In the meantime—apparently on 23rd March 1450—Hypomene had brought to a close her long and troubled life. With her death the series of Empresses of Constantinople comes to an end, but their story cannot be intelligibly concluded without a glance at the great catastrophe which, three years later, swept away the tottering thrones and made an end of Christian Byzantium.
The Sultan Murad II., who had so long looked with indulgent eye on the remnant of the Byzantine Empire, died in 1451. His son and successor, Mohammed II., was a young man of twenty-one years: a very able, highly cultivated and extremely ambitious young prince. To him the existence of this Christian island, the city of Constantinople, in the ocean of Mohammedan conquest was an intolerable anomaly. The Turks had long since carried the crescent over what we now call Turkey in Europe, and it was only by sea that Constantinople could communicate directly with the other Christian powers. To put an end to this Christian avenue into the heart of his dominion and make the great city the capital of the Mohammedan world was the early ambition of Mohammed II. Probably every sultan for a hundred years or more had desired this, but their siege machinery had hitherto proved incapable of shattering the stout old walls of that city.
Constantine XI. underrated the young Sultan, and very soon gave him a pretext for an attack. Mohammed had signed a truce with the Hungarians, and gone to settle certain disturbances in his Asiatic dominions, when he received a most insolent and offensive message from Constantinople. He must at once increase the pension of Prince Orkhan (the nephew of Suleiman, then living in retirement at Constantinople), or else the Greeks will consider Orkhan’s claim to the Turkish throne. It was the last blunder of the Paleologi. Mohammed courteously heard and dismissed the legates, and proceeded to pacify his Asiatic province. Constantine had grossly failed to appreciate the young Sultan’s character.
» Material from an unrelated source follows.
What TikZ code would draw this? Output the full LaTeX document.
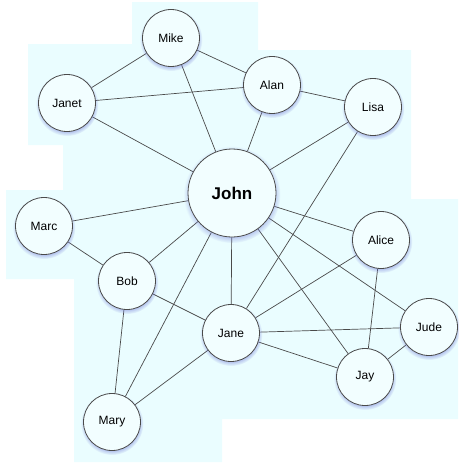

After his coronation at Adrianople his Christian vassals—the Emperors of Trebizond and Constantinople, the Duke of Athens, etc.—had hastened to do homage, and had seen only an accomplished, amiable and, in private life, vicious young man, from whom they had little to fear.
Shortly afterwards the Court at Constantinople was alarmed to hear that a large army of Turkish workmen had arrived at a spot on the Asiatic coast only five miles from the city, and were, with great rapidity, building a powerful fort which would command the entrance to the Black Sea. Constantine sent a protest; Mohammed disdainfully replied that he would do as he liked in his own dominions. In time the Turkish soldiers of the district fell to quarrels with Constantine’s subjects, and the Emperor, ordering the gates of the city to be closed, demanded some recompense. Mohammed at once declared war, and went to Adrianople to concentrate his forces and gather a more powerful armament than his predecessors had used. The value of powder was now realized, and, although they were crude objects of only moderate effectiveness, immense cannons, which could throw stone balls weighing more than a hundred pounds, were associated with the old rams and slings and towers.